▶ [WHAT NEEDS TO BE DONE]: Return precisely the span of lines from the top of the material below to the line containing "Chart.register(...registerables);", both included. Pictures are excluded.

▶ [GIVEN DATA]:
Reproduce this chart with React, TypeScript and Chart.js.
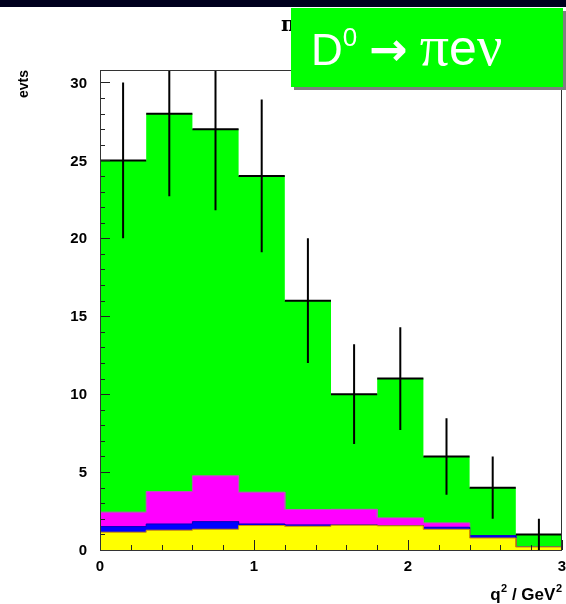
import React, { useEffect, useRef } from "react";
import { Chart, registerables } from "chart.js";

Chart.register(...registerables);

// ---- data ----
const binEdges = [0, 0.3, 0.6, 0.9, 1.2, 1.5, 1.8, 2.1, 2.4, 2.7, 3.0];
const dataCounts = [25, 28, 27, 24, 16, 10, 11, 6, 4, 1];
const dataErrors = [5.0, 5.3, 5.2, 4.9, 4.0, 3.2, 3.3, 2.45, 2.0, 1.0];
const yellowBkg = [1.14, 1.27, 1.33, 1.57, 1.52, 1.59, 1.55, 1.33, 0.77, 0.19];
const blueBkg = [0.36, 0.4, 0.49, 0.1, 0.09, 0.02, 0.02, 0.13, 0.15, 0];
const magentaBkg = [0.93, 2.08, 2.94, 2.04, 0.99, 1.0, 0.49, 0.28, 0, 0];
const yTickValues = [0, 5, 10, 15, 20, 25, 30];
const xTickValues = [0, 1, 2, 3];

const FONT = "'Liberation Sans', Arial, Helvetica, sans-serif";

function stepPoints(values: number[]) {
  const pts: { x: number; y: number }[] = [];
  values.forEach((v, i) => {
    pts.push({ x: binEdges[i], y: v });
    pts.push({ x: binEdges[i + 1], y: v });
  });
  return pts;
}

function cumulative(...layers: number[][]) {
  return layers[0].map((_, i) => layers.reduce((s, l) => s + l[i], 0));
}

function errorPoints() {
  const pts: { x: number; y: number | null }[] = [];
  dataCounts.forEach((v, i) => {
    const c = (binEdges[i] + binEdges[i + 1]) / 2;
    pts.push({ x: c, y: v - dataErrors[i] });
    pts.push({ x: c, y: v + dataErrors[i] });
    pts.push({ x: c, y: null });
    pts.push({ x: binEdges[i], y: v });
    pts.push({ x: binEdges[i + 1], y: v });
    pts.push({ x: binEdges[i + 1], y: null });
  });
  return pts;
}

const framePlugin = {
  id: "rootFrame",
  afterDatasetsDraw(chart: any) {
    const { ctx, chartArea: a, scales } = chart;
    const xs = scales.x;
    const ys = scales.y;
    ctx.save();
    ctx.strokeStyle = "#222";
    ctx.lineWidth = 1;
    for (let v = 0; v <= 30; v += 1) {
      const py = Math.round(ys.getPixelForValue(v)) + 0.5;
      const len = v % 5 === 0 ? 10 : 5;
      ctx.beginPath();
      ctx.moveTo(a.left, py);
      ctx.lineTo(a.left + len, py);
      ctx.stroke();
    }
    for (let k = 0; k <= 15; k++) {
      const v = k * 0.2;
      const px = Math.round(xs.getPixelForValue(v)) + 0.5;
      const len = k % 5 === 0 ? 10 : 5;
      ctx.beginPath();
      ctx.moveTo(px, a.bottom);
      ctx.lineTo(px, a.bottom - len);
      ctx.stroke();
    }
    ctx.strokeStyle = "#333";
    ctx.strokeRect(Math.round(a.left) + 0.5, Math.round(a.top) + 0.5, Math.round(a.right - a.left) - 1, Math.round(a.bottom - a.top));
    ctx.restore();
  },
  afterDraw(chart: any) {
    const { ctx, chartArea: a, scales } = chart;
    const xs = scales.x;
    const ys = scales.y;
    ctx.save();
    ctx.fillStyle = "#000";
    ctx.font = `bold 15px ${FONT}`;
    ctx.textAlign = "right";
    ctx.textBaseline = "middle";
    yTickValues.forEach((v) => {
      ctx.fillText(String(v), a.left - 13, ys.getPixelForValue(v) + 1);
    });
    ctx.textAlign = "center";
    ctx.textBaseline = "top";
    xTickValues.forEach((v) => {
      ctx.fillText(String(v), xs.getPixelForValue(v), a.bottom + 9);
    });
    // x title: q^2 / GeV^2 (right aligned)
    ctx.textAlign = "right";
    ctx.textBaseline = "alphabetic";
    const big = `bold 17px ${FONT}`;
    const small = `bold 11px ${FONT}`;
    let xr = a.right;
    ctx.font = small;
    ctx.fillText("2", xr, 592);
    xr -= ctx.measureText("2").width + 0.5;
    ctx.font = big;
    ctx.fillText(" / GeV", xr, 600);
    xr -= ctx.measureText(" / GeV").width;
    ctx.font = small;
    ctx.fillText("2", xr, 592);
    xr -= ctx.measureText("2").width + 0.5;
    ctx.font = big;
    ctx.fillText("q", xr, 600);
    // y title
    ctx.save();
    ctx.translate(28, 70);
    ctx.rotate(-Math.PI / 2);
    ctx.textAlign = "right";
    ctx.textBaseline = "alphabetic";
    ctx.font = `bold 14px ${FONT}`;
    ctx.fillText("evts", 0, 0);
    ctx.restore();
    // title (mostly hidden behind the label box)
    ctx.font = `bold 20px 'DejaVu Serif', serif`;
    ctx.textAlign = "left";
    ctx.textBaseline = "alphabetic";
    ctx.fillText("\u03c0 e \u03bd", 281, 31);
    ctx.restore();
  },
};

export default function App() {
  const ref = useRef<HTMLCanvasElement | null>(null);
  useEffect(() => {
    if (!ref.current) return;
    const yellowTop = cumulative(yellowBkg);
    const blueTop = cumulative(yellowBkg, blueBkg);
    const magentaTop = cumulative(yellowBkg, blueBkg, magentaBkg);
    const common = {
      type: "line" as const,
      pointRadius: 0,
      fill: "origin",
      borderWidth: 1,
      tension: 0,
    };
    const chart = new Chart(ref.current, {
      type: "line",
      data: {
        datasets: [
          { ...common, label: "signal", data: stepPoints(dataCounts), backgroundColor: "#00ff00", borderColor: "#00ff00", borderWidth: 0, order: 4 },
          { ...common, label: "bkg3", data: stepPoints(magentaTop), backgroundColor: "#ff00ff", borderColor: "#c050c0", order: 3 },
          { ...common, label: "bkg2", data: stepPoints(blueTop), backgroundColor: "#0000ff", borderColor: "#0000c0", order: 2 },
          { ...common, label: "bkg1", data: stepPoints(yellowTop), backgroundColor: "#ffff00", borderColor: "#d09000", order: 1 },
          {
            type: "line",
            label: "data",
            data: errorPoints(),
            borderColor: "#000",
            borderWidth: 2,
            pointRadius: 0,
            fill: false,
            spanGaps: false,
            order: 0,
          } as any,
        ],
      },
      options: {
        animation: false,
        responsive: false,
        maintainAspectRatio: false,
        layout: { padding: { left: 100, top: 70, right: 4, bottom: 54 } },
        scales: {
          x: { type: "linear", min: 0, max: 3, display: false },
          y: { type: "linear", min: 0, max: 30.8, display: false },
        },
        plugins: {
          legend: { display: false },
          tooltip: { enabled: false },
          title: { display: false },
        },
      } as any,
      plugins: [framePlugin],
    });
    return () => chart.destroy();
  }, []);

  const serif = "'Liberation Serif', 'DejaVu Serif', serif";
  return (
    <div style={{ position: "fixed", left: 0, top: 0, width: 566, height: 604, background: "#fff", overflow: "hidden" }}>
      <canvas ref={ref} width={566} height={604} style={{ position: "absolute", left: 0, top: 0, width: 566, height: 604 }} />
      <div style={{ position: "absolute", left: 0, top: 0, width: 566, height: 7, background: "#00001e" }} />
      <div
        style={{
          position: "absolute",
          left: 291,
          top: 8,
          width: 272,
          height: 79,
          background: "#00ff00",
          boxShadow: "3px 3px 0 #808080",
          color: "#fff",
          fontFamily: FONT,
          fontSize: 44,
          lineHeight: "76px",
          whiteSpace: "nowrap",
          boxSizing: "border-box",
          paddingLeft: 20,
        }}
      >
        D<sup style={{ fontSize: 26, verticalAlign: "top", lineHeight: "58px" }}>0</sup>
        <span style={{ marginLeft: 12, fontFamily: "'DejaVu Sans', sans-serif", fontWeight: "bold", fontSize: 46 }}>{"\u2192"}</span>
        <span style={{ marginLeft: 12, fontFamily: serif, fontSize: 58 }}>{"\u03c0"}</span>
        <span style={{ fontSize: 50 }}>e</span>
        <span style={{ fontFamily: serif, fontSize: 56 }}>{"\u03bd"}</span>
      </div>
    </div>
  );
}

▶ [ANSWER BELOW]:
Reproduce this chart with React, TypeScript and Chart.js.
import React, { useEffect, useRef } from "react";
import { Chart, registerables } from "chart.js";

Chart.register(...registerables);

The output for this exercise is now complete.